4.1 GGUF Quantization Selection Guide

Source: llama.cpp Discussions + E2E Networks Guide

Quantization Levels

Quantization Levels (GGUF):
├── Q8_0:   ~8 bits/weight,   minimal quality loss
├── Q6_K:   ~6.5 bits/weight, excellent balance
├── Q5_K_M: ~5.5 bits/weight, good quality
├── Q4_K_M: ~4.8 bits/weight, recommended default
├── Q4_K_S: ~4.5 bits/weight, smaller but acceptable
├── Q3_K_M: ~3.8 bits/weight, noticeable degradation
└── Q2_K:   ~2.5 bits/weight, significant quality loss

Model Size Selection by VRAM

VRAM	Recommended Models
8GB	7B-8B models at Q4_K_M
12GB	7B-8B at Q8_0, or 13B at Q4_K_M
16GB	13B at Q6_K, or 30B at Q4_K_M
24GB	30B at Q6_K, or 70B at Q3_K_M
48GB	70B at Q6_K
80GB+	70B at Q8_0, or larger models

Key Insight

Blind testing shows Q6 sometimes beats Q8 for instruction following. Higher-benchmark models function better at lower quants.

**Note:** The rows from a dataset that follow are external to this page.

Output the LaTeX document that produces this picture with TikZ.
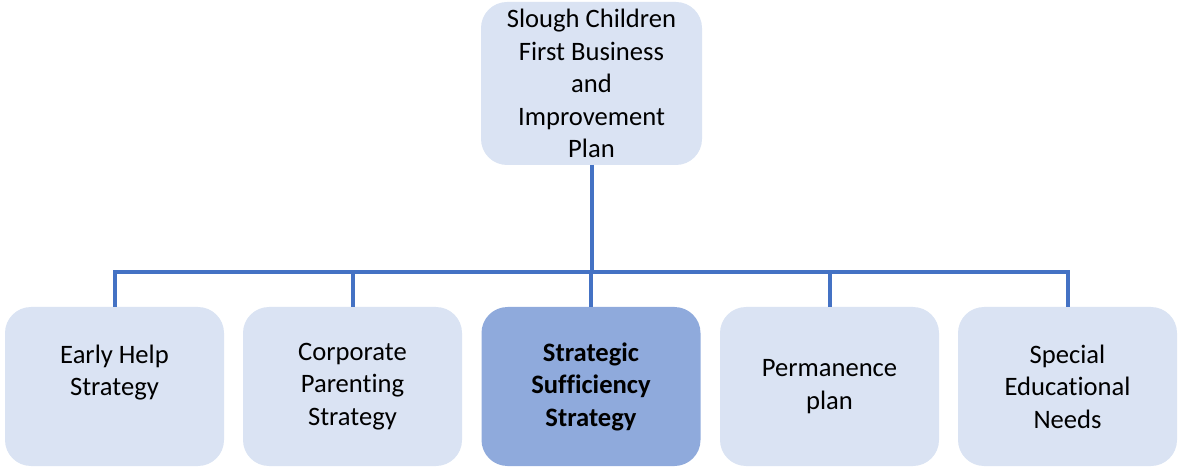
\documentclass[tikz,border=0pt]{standalone}
\usepackage{fontspec}
\setmainfont[Ligatures=NoCommon]{Carlito}
\definecolor{boxfill}{HTML}{DAE3F3}
\definecolor{keyfill}{HTML}{8FAADC}
\definecolor{linkblue}{HTML}{4472C4}
\begin{document}
\begin{tikzpicture}[x=0.5pt, y=-0.5pt,
  plan/.style={rectangle, rounded corners=13pt, fill=boxfill,
    minimum width=109.5pt, minimum height=79.5pt, inner sep=0pt, outer sep=0pt,
    align=center, font=\fontsize{13.3}{16.25}\selectfont},
  link/.style={draw=linkblue, line width=2pt}]
\useasboundingbox (0,0) rectangle (1178,470);

\node[plan, minimum width=110.5pt, minimum height=81.5pt] (top) at (591.5,83.5)
  {Slough Children\\First Business\\and\\Improvement\\Plan};

\node[plan] (help) at (114.5,386.5) {Early Help\\Strategy\\~};
\node[plan] (corp) at (352.5,386.5) {Corporate\\Parenting\\Strategy};
\node[plan, fill=keyfill, font=\fontsize{13.3}{16.25}\selectfont\bfseries] (suff) at (591,386.5)
  {Strategic\\Sufficiency\\Strategy};
\node[plan] (perm) at (829.5,386.5) {Permanence\\plan};
\node[plan] (send) at (1067.5,386.5) {Special\\Educational\\Needs};

\coordinate (bus) at (591.5,272);

\draw[link] (top.south) -- (bus);
\draw[link] (help.north) |- (bus) -- (send.north |- bus) -- (send.north);
\foreach \n in {corp, suff, perm}
  \draw[link] (\n.north) -- (\n.north |- bus);
\end{tikzpicture}
\end{document}
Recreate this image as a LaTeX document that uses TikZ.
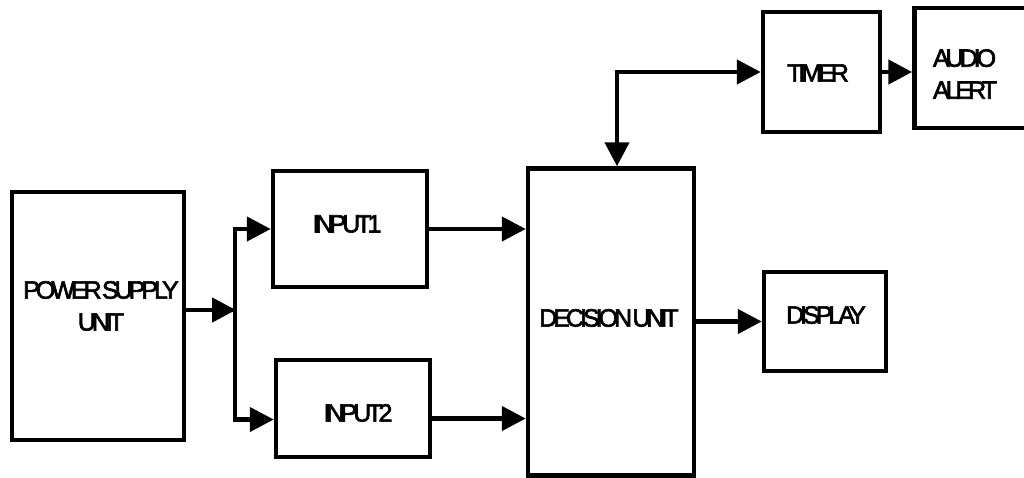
\documentclass[tikz,border=0pt]{standalone}
\usepackage{fontspec}
\setmainfont{Liberation Sans}[LetterSpace=-16,WordSpace=0.1,FakeBold=2.5]
\usetikzlibrary{arrows.meta,calc}
\begin{document}
\begin{tikzpicture}[x=1pt,y=-1pt,
  blk/.style={draw=black,line width=4.5pt,rectangle,inner sep=0pt},
  lbl/.style={align=center,inner sep=0pt,font=\fontsize{25}{32}\selectfont},
  conn/.style={line width=4.5pt,-{Triangle[length=24pt,width=24pt]}},
  conn2/.style={line width=4.5pt,{Triangle[length=24pt,width=24pt]}-{Triangle[length=24pt,width=24pt]}}]
\useasboundingbox (0,0) rectangle (1024,477);
\clip (0,0) rectangle (1024,477);
\node[blk,minimum width=172pt,minimum height=248pt] (psu) at (98,316) {};
\node[lbl] (psut) at (101,306) {POWER SUPPLY\\UNIT};
\node[blk,minimum width=154pt,minimum height=116pt] (in1) at (350,229) {};
\node[lbl] (in1t) at (347,224) {INPUT1};
\node[blk,minimum width=154pt,minimum height=97pt] (in2) at (353,408.5) {};
\node[lbl] (in2t) at (358,413) {INPUT2};
\node[blk,minimum width=166pt,minimum height=307pt] (dec) at (611,322) {};
\node[lbl] (dect) at (609,318) {DECISION UNIT};
\node[blk,minimum width=117pt,minimum height=120pt] (timer) at (821.5,72) {};
\node[lbl] (timert) at (818,73) {TIMER};
\node[blk,minimum width=115pt,minimum height=120pt] (audio) at (972,68) {};
\node[lbl,align=left] (audiot) at (965,74) {AUDIO\\ALERT};
\node[blk,minimum width=122pt,minimum height=99pt] (disp) at (825,321.5) {};
\node[lbl] (dispt) at (826,315) {DISPLAY};
\coordinate (j) at (235,310);
\coordinate (tk) at (617,72);
\draw[line width=4.5pt] (psu.east|-j) -- (j);
\draw[conn] (psu.east|-j) -- ($(j)+(1,0)$);
\draw[line width=4.5pt] (j|-in1.west) -- (j|-in2.west);
\draw[conn] (j) |- (in1.west);
\draw[conn] (j) |- ($(in2.west)+(0,11)$);
\draw[conn] (in1.east) -- (in1.east-|dec.west);
\draw[conn] ($(in2.east)+(0,10)$) -- ($(in2.east-|dec.west)+(0,10)$);
\draw[conn] (dec.east|-disp.west) -- (disp.west);
\draw[conn2] (tk|-dec.north) -- (tk) -- (timer.west);
\draw[conn] (timer.east) -- (audio.west|-timer.east);
\end{tikzpicture}
\end{document}
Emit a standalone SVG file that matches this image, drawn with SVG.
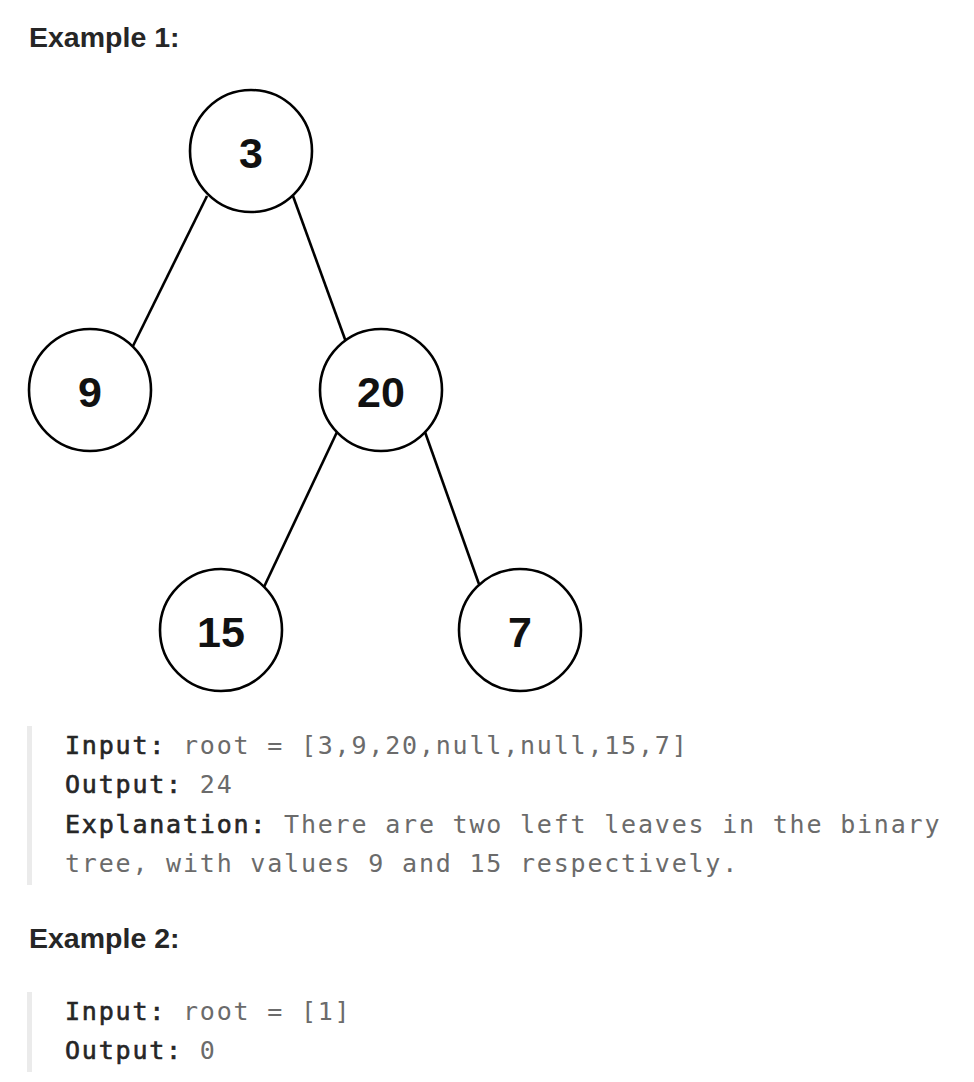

4.2 EXL2 vs GGUF Decision Matrix

Source: llama.cpp GitHub Discussions

Use EXL2 When:

Use EXL2 when:
├── GPU-only inference (no CPU offload)
├── Need 4-bit KV cache (quarter memory for context)
├── Long context (16K+)
├── Nvidia GPU with CUDA
└── Speed is priority over compatibility

Use GGUF When:

Use GGUF when:
├── Mixed CPU+GPU inference (GPU-poor)
├── Apple Silicon / M-series
├── Need broad compatibility
├── Prefer simpler tooling (llama.cpp, Ollama)
└── Want to leverage both CPU and GPU

Performance Note

EXL2 can be ~2x faster than GGUF for GPU-only inference, but GGUF offers superior compatibility.